Life Insurance Proceeds
How To Ensure That Your Life Insurance Proceeds Are Protected In Australia
Know the facts about Life Insurance policies and ensure that you protect your families payments by managing your policy correctly. Contact a financial solicitor for more information on (02) 9011 7929.
Life insurance is a major key in regards to an individual’s financial planning as it covers your family financially if the worst was to happen to you. Unfortunately, there are occasions where life insurance payments fall into the wrong hands and those in need never receive what they are owed. For this reason we’ve created an in depth guide for those with life insurance policies to ensure that your proceeds are protected and end up in the right hands in the event of your death.
Ownership Of Your Life Insurance Policy
Whoever owns the life insurance policy is entitled to the proceeds, therefore you may change ownership from yourself to the person of who you wish to receive the payment if the worst was to occur. An example would be making your partner the owner of your life insurance policy. This option may not be right for everyone as only the policy owner can make changes to the insurance policy. For this reason, you may wish to remain to the owner of your own policy rather than hand over all of the power to someone else.
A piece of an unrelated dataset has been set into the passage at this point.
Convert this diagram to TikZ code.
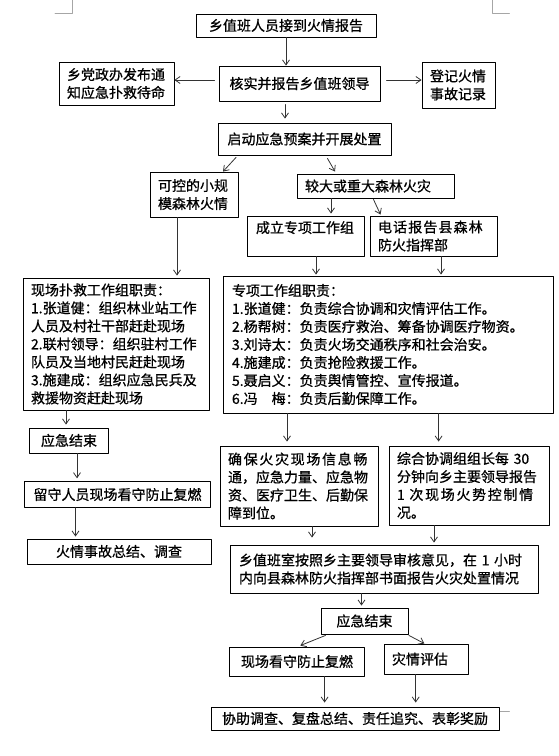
\documentclass[tikz,border=0pt]{standalone}
\usepackage{fontspec}
\newfontfamily\cjk[FakeBold=0.8]{Noto Sans CJK SC}
\usetikzlibrary{arrows.meta}
\newcommand{\wide}[2]{{\addfontfeatures{LetterSpace=#1}#2}}
\tikzset{
  box/.style={draw, line width=0.9pt, inner sep=0pt, font=\cjk\fontsize{14}{18}\selectfont},
  lbox/.style={box, align=left},
  arr/.style={draw=black!80, line width=0.8pt, -{Straight Barb[length=5pt,width=7pt]}},
  cropmk/.style={draw=black!35, line width=0.6pt},
  every picture/.style={line cap=round, line join=round}
}
\begin{document}
\begin{tikzpicture}[x=1pt, y=-1pt]
  \useasboundingbox (0,0) rectangle (558,756);
  % crop marks
  \draw[cropmk] (72,0) -- (72,13.3) -- (55,13.3);
  \draw[cropmk] (492,0) -- (492,13.3) -- (509.5,13.3);
  \draw[cropmk] (500,711.7) -- (509.5,711.7);

  % report and verification
  \node[box, minimum width=180pt, minimum height=23pt] (top) at (286,25.5) {乡值班人员接到火情报告};
  \node[lbox, minimum width=115pt, minimum height=43pt, text width=99pt] (notify) at (116.5,83.5) {乡党政办发布通\\知应急扑救待命};
  \node[box, minimum width=161pt, minimum height=35pt] (verify) at (299.5,83.5) {核实并报告乡值班领导};
  \node[lbox, minimum width=73pt, minimum height=46pt, text width=57pt] (record) at (458.5,85) {登记火情\\事故记录};
  \node[box, minimum width=173pt, minimum height=32pt] (start) at (304.5,139) {启动应急预案并开展处置};

  % small or big fire
  \node[lbox, minimum width=88pt, minimum height=45pt, text width=72pt] (small) at (194,194.5) {可控的小规\\模森林火情};
  \node[lbox, minimum width=157pt, minimum height=24pt, text width=141pt] (big) at (375.5,186) {较大或重大森林火灾};
  \node[lbox, minimum width=117pt, minimum height=40pt, text width=99pt] (team) at (305.5,236) {成立专项工作组\\~};
  \node[lbox, minimum width=127pt, minimum height=40pt, text width=111pt] (phone) at (433.5,236) {\wide{8}{电话报告县森林}\\防火指挥部};

  % duties
  \node[lbox, minimum width=186pt, minimum height=132pt, text width=170pt] (rescue) at (116,344) {现场扑救工作组职责：\\1.张道健：组织林业站工作\\人员及村社干部赶赴现场\\2.联村领导：组织驻村工作\\队员及当地村民赶赴现场\\3.施建成：组织应急民兵及\\救援物资赶赴现场};
  \node[lbox, minimum width=330pt, minimum height=137pt, text width=312pt] (special) at (388,344.5) {专项工作组职责：\\1.张道健：负责综合协调和灾情评估工作。\\2.杨帮树：负责医疗救治、筹备协调医疗物资。\\3.刘诗太：负责火场交通秩序和社会治安。\\4.施建成：负责抢险救援工作。\\5.聂启义：负责舆情管控、宣传报道。\\6.冯\hspace{1em}梅：负责后勤保障工作。};

  % left branch
  \node[box, minimum width=79pt, minimum height=25pt] (endA) at (69,440.5) {应急结束};
  \node[box, minimum width=186.5pt, minimum height=25.5pt] (stay) at (117.5,494.5) {留守人员现场看守防止复燃};
  \node[box, minimum width=184pt, minimum height=25pt] (sum) at (119,551.5) {火情事故总结、调查};

  % right branch
  \node[lbox, minimum width=158pt, minimum height=80pt, text width=142pt] (ensure) at (299,486) {\wide{12}{确保火灾现场信息畅}\\通，应急力量、应急物\\资、医疗卫生、后勤保\\障到位。};
  \node[lbox, minimum width=160pt, minimum height=79pt, text width=144pt] (coord) at (469,485.5) {综合协调组组长每 30\\分钟向乡主要领导报告\\\wide{12}{1 次现场火势控制情}\\况。};
  \node[lbox, minimum width=307.5pt, minimum height=48pt, text width=291pt] (office) at (384.5,569) {乡值班室按照乡主要领导审核意见，在 1 小时\\内向县森林防火指挥部书面报告火灾处置情况};
  \node[box, minimum width=87pt, minimum height=26pt] (endB) at (364.5,621) {应急结束};
  \node[box, minimum width=135.5pt, minimum height=29pt] (guard) at (297,661.5) {现场看守防止复燃};
  \node[lbox, minimum width=84pt, minimum height=30pt, text width=68pt] (assess) at (426,659) {灾情评估};
  \node[box, minimum width=288pt, minimum height=23pt] (assist) at (355,718.5) {协助调查、复盘总结、责任追究、表彰奖励};

  % arrows
  \draw[arr] (top.south) -- (top.south |- verify.north);
  \draw[arr] ([xshift=-4pt,yshift=3.5pt]verify.west) -- ([yshift=3.5pt]notify.east);
  \draw[arr] ([xshift=6pt,yshift=3.5pt]verify.east) -- ([yshift=5pt]record.west);
  \draw[arr] ([xshift=-14.5pt,yshift=-3pt]verify.south) -- ([xshift=-19.5pt,yshift=4pt]start.north);
  \draw[arr] ([xshift=-68.5pt,yshift=-2pt]start.south) -- ([xshift=29pt]small.north);
  \draw[arr] ([xshift=23pt,yshift=-3pt]start.south) -- ([xshift=-40.5pt,yshift=2pt]big.north);
  \draw[arr] ([xshift=-17pt]small.south) -- ([xshift=61pt,yshift=2pt]rescue.north);
  \draw[arr] ([xshift=-44.5pt]big.south) -- ([xshift=25.5pt,yshift=2pt]team.north);
  \draw[arr] ([xshift=-2pt,yshift=-1pt]big.south) -- ([xshift=-53pt,yshift=1pt]phone.north);
  \draw[arr] ([xshift=10.5pt]team.south) -- ([xshift=-72pt,yshift=1pt]special.north);
  \draw[arr] ([xshift=7.5pt]phone.south) -- ([xshift=53pt,yshift=1pt]special.north);
  \draw[arr] ([xshift=-50pt]rescue.south) -- ([xshift=-3pt,yshift=3pt]endA.north);
  \draw[arr] ([xshift=8pt]endA.south) -- ([xshift=-40.5pt,yshift=3pt]stay.north);
  \draw[arr] ([xshift=-42pt]stay.south) -- ([xshift=-43.5pt,yshift=2pt]sum.north);
  \draw[arr] ([xshift=-101pt]special.south) -- ([xshift=-12pt,yshift=4pt]ensure.north);
  \draw[arr] ([xshift=50.6pt]special.south) -- ([xshift=-30.4pt,yshift=4pt]coord.north);
  \draw[arr] ([xshift=13pt]ensure.south) -- ([xshift=-72.5pt,yshift=7pt]office.north);
  \draw[arr] ([xshift=-35pt]coord.south) -- ([xshift=49.5pt,yshift=2pt]office.north);
  \draw[arr] ([xshift=-23pt]office.south) -- ([xshift=-3pt,yshift=2pt]endB.north);
  \draw[arr] ([xshift=-39pt,yshift=-1pt]endB.south) -- ([xshift=3.3pt,yshift=1pt]guard.north);
  \draw[arr] ([xshift=44.5pt,yshift=-1pt]endB.south) -- ([xshift=-1.6pt]assess.north);
  \draw[arr] ([xshift=27.6pt]guard.south) -- ([xshift=-30.4pt,yshift=4pt]assist.north);
  \draw[arr] ([xshift=-10.3pt]assess.south) -- ([xshift=60.7pt,yshift=4pt]assist.north);
\end{tikzpicture}
\end{document}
If you remain the owner of your life insurance policy, if the worst was to happen, the proceeds will be paid to your estate. From there, your executor will pay out your estate according to your will. You may not want to have your life insurance policy sent to your estate; in this case you can nominate a beneficiary, which we will go into more detail below.
Nominating A Suitable Beneficiary
When you take out life insurance, you have the option to nominate a beneficiary of your choice. This beneficiary is the person of who you wish to receive the proceeds of your life insurance. More often than not, you can nominate as many as 5 beneficiaries to share the proceeds of your policy in accordance to your specification. Usually, people nominate their children or spouse as their beneficiaries but it is completely up to you who you choose. The only requirement is that your nominee must be at least 18 years old.
If you choose your children as your beneficiary and they are under 18, you can clarify in your will that their proceeds will go to their dependent. This way, if other beneficiaries pass away your children will be the recipient of the proceeds. Once you nominate someone as your beneficiary, the nomination is binding and cannot be overturned by your provider, creating a legal contract which requires the payment of all beneficiaries.
When Your Life Insurance Proceeds Go To Your Estate
If you remain the sole owner of your life insurance policy without any beneficiaries, your proceeds will be paid to your estate if the worst is to occur. Your estate will be then paid out in accordance to your will. While this may seem straightforward, there are often problems which arise in this situation, such as the following:
- Debt Repayments Being Made: If you have an outstanding debt at the time of your death, there is a possibility that your insurance proceeds may be sent to your lenders with only the left over amount being paid to your family. This includes new debts such as funeral expenses and will administration fees.
- Delays in Payment: Distributing an estate can take a good amount of time and is often delayed, leaving your family members without their due payments. Losing a loved one is hard enough without the impact of financial uncertainty, especially if you were the main source of household income.
- Having an Invalid Will or No Will At All: If your will is not clear in it’s instruction or you don’t have a will at all, you’re estate will be at the hands of the State Intestacy laws which award your next of kin the proceeds although can lead to even further delay than usual.
- Your Will Is Contested: Often times, family members and partners can feel hard done by if they aren’t included in your will in a way they feel they should. In this case, legal action may be taken which can cause further delay and could affect the payment of other family members.
Review & Update Your Policy
Over time, you personal circumstances and relationships may change. Friends can have a falling out and relationships can end. In the event of these situations, you should adjust your life insurance policy beneficiaries as soon as possible to ensure that your proceeds go to the desired recipients without issue or delay.